I know that socionics functions go like this: 1 - ego, 2 -creative, 3 - role, 4 -vulnerable, 5 - suggestive, 6 - mobilizing, 7 - ignoring, 8 - demonstrative.
The thing however is that the percentage of how much the function creates one's psyche doesn't equal this order. So for example, an IEI uses Ni as his base function, Fe then should be his secondary function, but IEIs usually score higher on Fi than Fe, because they have more Fi than Fe, but because they value Fe more they choose to ignore the Fi and the Fi is pushed away in their psyche to clear the way for their Fe. 
The 8th and the 7th functions are well developed but disvalued by the personality. The 3rd function isn't developed and a type put less value on it than the 4th function which is very weak and therefor vulnerable. The 5th function is valued, but underdeveloped, so for example an IEI who is Se-seeking probably scores very low on Se, perhaps it's their lowest score, because they don't know how to use this function and they need other people to help them. 
According to this the actual development of the functions is different than their socionics order. What is the actual order according to development (not how much the function is valued) in socionics?


----------



## Vermillion (Jan 22, 2012)

By order of strength

Template: *Valued* / *Unvalued* (*Dimensionality*)

Base / Demonstrative (4D)
Creative / Ignoring (3D)
Mobilizing / Role (2D)
Suggestive / Vulnerable (1D)

Afaik the base + creative (ego), role + PoLR (superego) follow each other in that "function order" you mentioned above because these are conscious/"mental" functions and the demonstrative + ignoring (id), mobilizing + suggestive (superid) are in the unconscious/"vital" block.


----------



## To_august (Oct 13, 2013)

Order goes from most conscious and valued to least conscious and devalued.
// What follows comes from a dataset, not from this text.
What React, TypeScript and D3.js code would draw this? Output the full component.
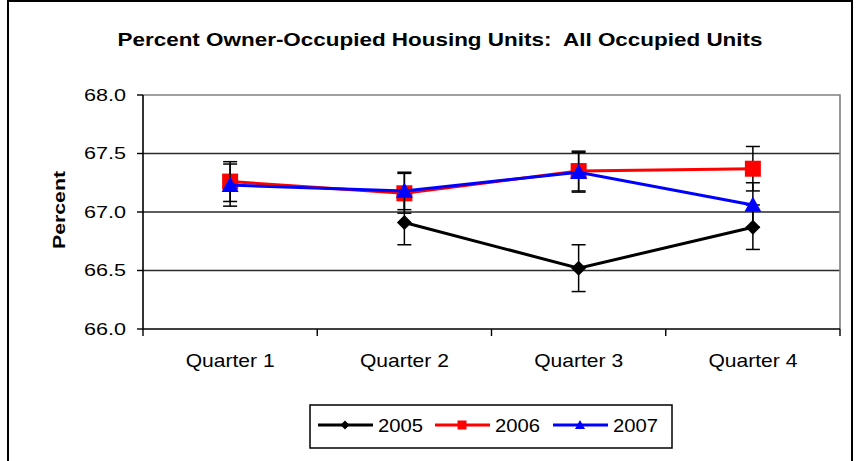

Is the numerical order important though? You can color code functions and it won't change the way blocks work or how valued/devalued or strong/weak they are.


----------



## TheHuman (Sep 19, 2016)

Night Huntress said:


> By order of strength
> 
> Template: *Valued* / *Unvalued* (*Dimensionality*)
> 
> ...


Awesome, this was what I was looking for!


----------